No matter what kind of condition your car is in, if you have damaged lights—whether it’s a broken headlight or a burnt-out turn signal—it will lower the amount of money people will pay for it. That’s because it makes your car look less attractive and less safe. And when potential buyers see damaged lights, they might assume other parts of the vehicle have been neglected as well. If you want to get full value for your vehicle, make sure all the lights work properly.
Where You Live
Your location plays a big role in determining your car’s resale value. If you live in a mountainous area where roads are tough to drive and snow is common, your car will probably have some extra wear-and-tear that makes it harder to sell. The same goes for areas like the Deep South where roads are salted every time there’s even a threat of ice.
It may also be helpful to know that people who live in the Midwest tend to drive their cars more than people who live on the coasts, which means cars out West will wear down faster than cars out East.
A Cracked Windshield
A cracked windshield can also lower the resale value of your vehicle. It’s not just about the cosmetic factor—cracked windshields can impair visibility, which is a major safety concern for drivers. If your windshield has a crack in it, get it fixed before selling your car.
Fixing a cracked windshield typically costs between $200 and $300. Even if you don’t plan on selling your vehicle soon, taking care of your windshield and fixing any cracks right away before they spread is also important for ensuring the best possible price in the event of a resale.
You might love smoking in your car and think that it freshens up the place with its smoky smell, but not everyone feels the same way. In fact, many people are turned off by secondhand smoke and will pay less for a car with smoke damage.
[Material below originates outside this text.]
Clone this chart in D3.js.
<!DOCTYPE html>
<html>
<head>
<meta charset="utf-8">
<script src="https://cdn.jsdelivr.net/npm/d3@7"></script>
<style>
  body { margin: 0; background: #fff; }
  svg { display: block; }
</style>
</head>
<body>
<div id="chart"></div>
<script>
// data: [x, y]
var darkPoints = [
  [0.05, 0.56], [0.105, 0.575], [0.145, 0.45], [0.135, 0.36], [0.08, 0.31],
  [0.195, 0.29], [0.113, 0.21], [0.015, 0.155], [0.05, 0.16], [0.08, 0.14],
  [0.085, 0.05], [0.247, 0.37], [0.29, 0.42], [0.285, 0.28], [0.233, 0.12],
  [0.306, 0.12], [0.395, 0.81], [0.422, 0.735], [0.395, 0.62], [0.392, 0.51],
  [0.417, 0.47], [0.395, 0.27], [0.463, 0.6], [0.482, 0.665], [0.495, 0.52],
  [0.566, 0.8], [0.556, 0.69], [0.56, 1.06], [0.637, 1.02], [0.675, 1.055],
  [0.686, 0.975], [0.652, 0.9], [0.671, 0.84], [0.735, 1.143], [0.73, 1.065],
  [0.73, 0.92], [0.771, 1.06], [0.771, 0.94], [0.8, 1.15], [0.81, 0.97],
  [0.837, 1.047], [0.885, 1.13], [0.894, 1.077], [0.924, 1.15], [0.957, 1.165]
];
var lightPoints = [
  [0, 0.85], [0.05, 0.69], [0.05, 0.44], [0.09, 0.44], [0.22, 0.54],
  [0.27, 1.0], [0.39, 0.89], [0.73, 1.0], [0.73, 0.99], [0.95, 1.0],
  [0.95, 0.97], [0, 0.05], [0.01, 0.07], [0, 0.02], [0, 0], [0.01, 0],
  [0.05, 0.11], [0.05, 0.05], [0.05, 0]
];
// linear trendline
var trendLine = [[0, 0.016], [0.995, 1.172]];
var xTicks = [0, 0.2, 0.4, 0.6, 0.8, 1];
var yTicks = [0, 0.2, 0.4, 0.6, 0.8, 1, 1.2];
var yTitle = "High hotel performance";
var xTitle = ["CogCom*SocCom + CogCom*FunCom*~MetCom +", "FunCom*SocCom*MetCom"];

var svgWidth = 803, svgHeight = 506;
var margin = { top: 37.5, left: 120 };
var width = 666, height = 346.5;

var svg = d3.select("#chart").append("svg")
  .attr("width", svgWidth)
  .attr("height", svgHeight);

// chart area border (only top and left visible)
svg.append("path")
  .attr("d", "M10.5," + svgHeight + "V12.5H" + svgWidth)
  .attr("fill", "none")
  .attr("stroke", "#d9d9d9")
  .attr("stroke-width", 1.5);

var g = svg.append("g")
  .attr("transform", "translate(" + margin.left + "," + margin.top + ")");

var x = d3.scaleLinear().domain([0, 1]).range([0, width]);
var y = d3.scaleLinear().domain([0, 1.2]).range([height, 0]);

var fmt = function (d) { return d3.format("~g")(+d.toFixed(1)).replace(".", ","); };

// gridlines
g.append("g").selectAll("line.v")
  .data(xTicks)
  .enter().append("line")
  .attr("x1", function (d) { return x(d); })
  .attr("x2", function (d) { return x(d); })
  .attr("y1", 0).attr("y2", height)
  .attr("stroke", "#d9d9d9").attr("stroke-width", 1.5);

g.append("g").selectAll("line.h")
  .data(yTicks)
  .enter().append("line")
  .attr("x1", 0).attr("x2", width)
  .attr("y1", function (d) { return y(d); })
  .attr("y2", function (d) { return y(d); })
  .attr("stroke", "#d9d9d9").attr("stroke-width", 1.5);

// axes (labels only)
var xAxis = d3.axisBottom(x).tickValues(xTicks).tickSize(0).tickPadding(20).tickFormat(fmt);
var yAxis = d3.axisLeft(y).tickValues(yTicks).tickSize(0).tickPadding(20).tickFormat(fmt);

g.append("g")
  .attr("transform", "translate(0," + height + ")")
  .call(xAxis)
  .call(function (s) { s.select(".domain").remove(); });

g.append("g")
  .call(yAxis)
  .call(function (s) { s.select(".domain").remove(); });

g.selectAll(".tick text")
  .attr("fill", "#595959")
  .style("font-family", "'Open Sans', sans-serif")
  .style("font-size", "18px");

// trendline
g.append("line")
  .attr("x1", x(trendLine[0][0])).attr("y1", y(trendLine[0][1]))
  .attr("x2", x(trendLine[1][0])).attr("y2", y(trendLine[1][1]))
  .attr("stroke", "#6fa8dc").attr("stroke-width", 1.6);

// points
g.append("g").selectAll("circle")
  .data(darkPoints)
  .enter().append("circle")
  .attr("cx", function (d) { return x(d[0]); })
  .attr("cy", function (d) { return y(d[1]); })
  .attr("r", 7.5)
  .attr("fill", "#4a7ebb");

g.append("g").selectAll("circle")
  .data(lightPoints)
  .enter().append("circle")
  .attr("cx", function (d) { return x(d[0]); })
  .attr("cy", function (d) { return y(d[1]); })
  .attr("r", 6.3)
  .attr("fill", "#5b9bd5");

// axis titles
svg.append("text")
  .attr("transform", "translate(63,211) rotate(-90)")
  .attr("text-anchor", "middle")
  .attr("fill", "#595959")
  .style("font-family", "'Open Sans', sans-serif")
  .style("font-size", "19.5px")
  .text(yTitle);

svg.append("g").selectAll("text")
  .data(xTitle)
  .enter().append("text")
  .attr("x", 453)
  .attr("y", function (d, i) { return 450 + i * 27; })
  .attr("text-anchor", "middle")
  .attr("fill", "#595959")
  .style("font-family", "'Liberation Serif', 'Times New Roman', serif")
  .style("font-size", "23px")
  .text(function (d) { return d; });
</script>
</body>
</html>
The smell of cigarettes will not only turn off potential buyers, but it can also make them wonder about the condition of the air filters in their future vehicle.
No one wants to buy a car that smells like an ashtray—it’s just not good for their health or the longevity of their vehicle. So if you’re looking for top dollar for your vehicle, quit smoking in it—or at least stop lighting up before selling it.
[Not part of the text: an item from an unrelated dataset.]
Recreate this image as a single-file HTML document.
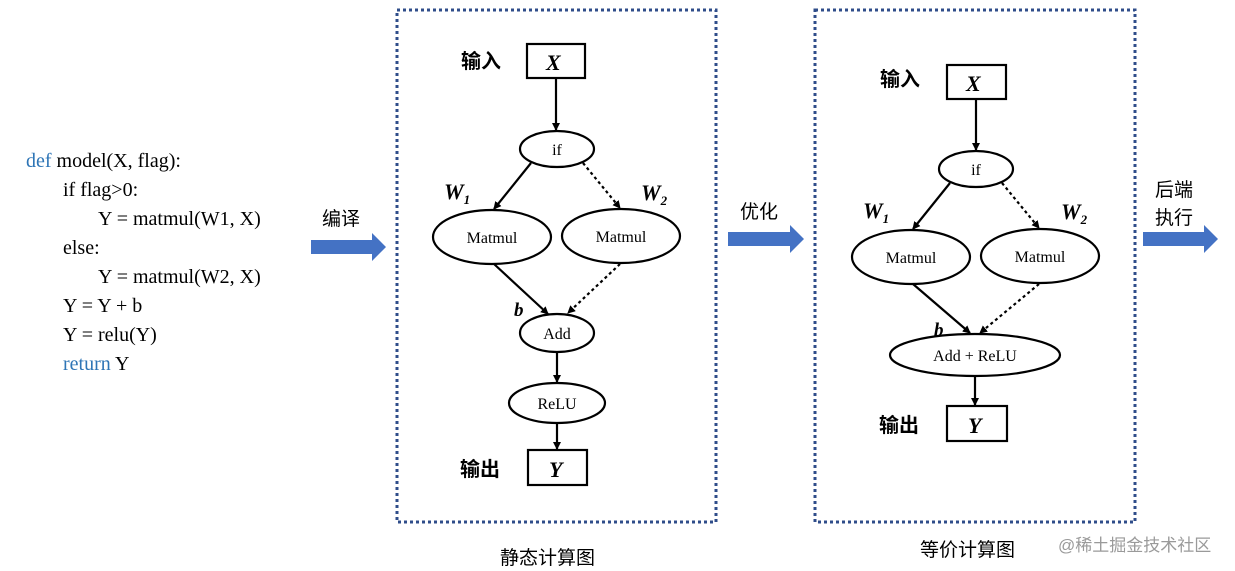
<!DOCTYPE html>
<html><head><meta charset="utf-8"><style>
html,body{margin:0;padding:0;background:#fff;}
svg{display:block;}
.c{font-family:"Liberation Serif",serif;font-size:20px;fill:#000;}
.k{fill:#2e75b6;}
.zh{font-family:"Liberation Sans","Noto Sans CJK SC",sans-serif;font-size:20px;font-weight:bold;fill:#000;}
.zn{font-family:"Liberation Sans","Noto Sans CJK SC",sans-serif;font-size:19px;fill:#000;}
.n{font-family:"Liberation Serif",serif;font-size:16px;fill:#000;text-anchor:middle;}
.w{font-family:"Liberation Serif",serif;font-size:22px;font-weight:bold;font-style:italic;fill:#000;}
.s{font-family:"Liberation Serif",serif;font-size:13px;font-weight:bold;font-style:italic;}
</style></head><body>
<svg width="1235" height="571" viewBox="0 0 1235 571" xmlns="http://www.w3.org/2000/svg">
<defs>
<marker id="a" markerWidth="8" markerHeight="8" refX="7" refY="4" orient="auto" markerUnits="userSpaceOnUse"><path d="M0,0 L8,4 L0,8 z" fill="#000"/></marker>
</defs>
<!-- code -->
<text class="c" x="26" y="167"><tspan class="k">def</tspan> model(X, flag):</text>
<text class="c" x="63" y="196">if flag&gt;0:</text>
<text class="c" x="98" y="225">Y = matmul(W1, X)</text>
<text class="c" x="63" y="254">else:</text>
<text class="c" x="98" y="283">Y = matmul(W2, X)</text>
<text class="c" x="63" y="312">Y = Y + b</text>
<text class="c" x="63" y="341">Y = relu(Y)</text>
<text class="c" x="63" y="370"><tspan class="k">return</tspan> Y</text>
<!-- blue arrows -->
<g fill="#4472c4">
<path d="M311,240 H372 V233 L386,247 L372,261 V254 H311 z"/>
<path d="M728,232 H790 V225 L804,239 L790,253 V246 H728 z"/>
<path d="M1143,232 H1204 V225 L1218,239 L1204,253 V246 H1143 z"/>
</g>
<text class="zn" x="322" y="225">编译</text>
<text class="zn" x="740" y="218">优化</text>
<text class="zn" x="1155" y="196">后端</text>
<text class="zn" x="1155" y="224">执行</text>
<!-- boxes -->
<rect x="397" y="10" width="319" height="512" fill="none" stroke="#2f4d8a" stroke-width="3" stroke-dasharray="3,3"/>
<rect x="815" y="10" width="320" height="512" fill="none" stroke="#2f4d8a" stroke-width="3" stroke-dasharray="3,3"/>
<!-- static graph -->
<g stroke="#000" stroke-width="2.2" fill="none">
<rect x="527" y="44" width="58" height="34"/>
<ellipse cx="557" cy="149" rx="37" ry="18"/>
<ellipse cx="492" cy="237" rx="59" ry="27"/>
<ellipse cx="621" cy="236" rx="59" ry="27"/>
<ellipse cx="557" cy="333" rx="37" ry="19"/>
<ellipse cx="557" cy="403" rx="48" ry="20"/>
<rect x="528" y="450" width="59" height="35"/>
<line x1="556" y1="78" x2="556" y2="130" marker-end="url(#a)"/>
<line x1="531" y1="163" x2="494" y2="209" marker-end="url(#a)"/>
<line x1="583" y1="163" x2="620" y2="208" stroke-dasharray="3,3" marker-end="url(#a)"/>
<line x1="494" y1="264" x2="548" y2="314" marker-end="url(#a)"/>
<line x1="620" y1="264" x2="568" y2="313" stroke-dasharray="3,3" marker-end="url(#a)"/>
<line x1="557" y1="352" x2="557" y2="382" marker-end="url(#a)"/>
<line x1="557" y1="423" x2="557" y2="449" marker-end="url(#a)"/>
</g>
<text class="zh" x="461" y="68">输入</text>
<text class="w" x="546" y="70">X</text>
<text class="n" x="557" y="155">if</text>
<text class="w" x="444" y="199">W<tspan class="s" dy="5">1</tspan></text>
<text class="w" x="641" y="200">W<tspan class="s" dy="5">2</tspan></text>
<text class="n" x="492" y="243">Matmul</text>
<text class="n" x="621" y="242">Matmul</text>
<text class="w" x="514" y="316" style="font-size:19px">b</text>
<text class="n" x="557" y="339">Add</text>
<text class="n" x="557" y="409">ReLU</text>
<text class="zh" x="460" y="476">输出</text>
<text class="w" x="549" y="477">Y</text>
<!-- optimized graph -->
<g stroke="#000" stroke-width="2.2" fill="none">
<rect x="947" y="65" width="59" height="34"/>
<ellipse cx="976" cy="169" rx="37" ry="18"/>
<ellipse cx="911" cy="257" rx="59" ry="27"/>
<ellipse cx="1040" cy="256" rx="59" ry="27"/>
<ellipse cx="975" cy="355" rx="85" ry="21"/>
<rect x="947" y="406" width="60" height="35"/>
<line x1="976" y1="99" x2="976" y2="150" marker-end="url(#a)"/>
<line x1="950" y1="183" x2="913" y2="229" marker-end="url(#a)"/>
<line x1="1002" y1="183" x2="1039" y2="228" stroke-dasharray="3,3" marker-end="url(#a)"/>
<line x1="913" y1="284" x2="970" y2="333" marker-end="url(#a)"/>
<line x1="1039" y1="284" x2="980" y2="333" stroke-dasharray="3,3" marker-end="url(#a)"/>
<line x1="975" y1="376" x2="975" y2="405" marker-end="url(#a)"/>
</g>
<text class="zh" x="880" y="86">输入</text>
<text class="w" x="966" y="91">X</text>
<text class="n" x="976" y="175">if</text>
<text class="w" x="863" y="218">W<tspan class="s" dy="5">1</tspan></text>
<text class="w" x="1061" y="219">W<tspan class="s" dy="5">2</tspan></text>
<text class="n" x="911" y="263">Matmul</text>
<text class="n" x="1040" y="262">Matmul</text>
<text class="w" x="934" y="336" style="font-size:19px">b</text>
<text class="n" x="975" y="361">Add + ReLU</text>
<text class="zh" x="879" y="432">输出</text>
<text class="w" x="968" y="433">Y</text>
<!-- captions -->
<text class="zn" x="500" y="564">静态计算图</text>
<text class="zn" x="920" y="556">等价计算图</text>
<text x="1058" y="551" style="font-family:'Liberation Sans','Noto Sans CJK SC',sans-serif;font-size:17px;fill:#9a9a9a">@稀土掘金技术社区</text>
</svg>
</body></html>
As much as you might love the look of mismatched tires—maybe you think it gives your vehicle a cool, rugged vibe—the truth is when it comes time to sell your vehicle, this can really affect its value. In the eyes of many prospective buyers, mismatched tires show a lack of care on the part of the seller, and this is not a good look.
People notice mismatched tires even if they’re not consciously looking for them. So if you have an old tire that’s worn down and needs to be replaced soon or a new one that looks different from its counterparts, replace all four tires so everything matches visually and functionally!
A Manual Transmission
Another thing that affects resale value is a manual transmission. If your car has a manual transmission, it’s going to be harder to sell than if it’s automatic; this is because there aren’t as many people who know how to drive a manual anymore. It’s easier for buyers if they don’t have to learn how to drive something new when they’re buying a used vehicle. Most drivers prefer an automatic transmission because they’re simpler, more convenient, and require less maintenance overall.
Last, color affects resale value. A car with a flashy or unusual color will more likely have a lower resale value than one with a more standard hue, such as white, silver, or black. The reason is simple: with cars, most people want to blend in. They want their ride to be comfortable and useful rather than eye-catching and attention-grabbing. If your car is painted a shade of yellow normally seen on school buses, a buyer who wants to be seen cruising down the boulevard may love it—but those who want to look like they’ve got their life together may turn up their noses.
It’s always a good idea to think about how your car will depreciate over time and what you can do to make sure that it keeps as much of its resale value as possible. After all, you want to get a solid return on your investment when you sell it or trade it in, so you want to make sure that the vehicle’s condition and features align with what buyers are looking for.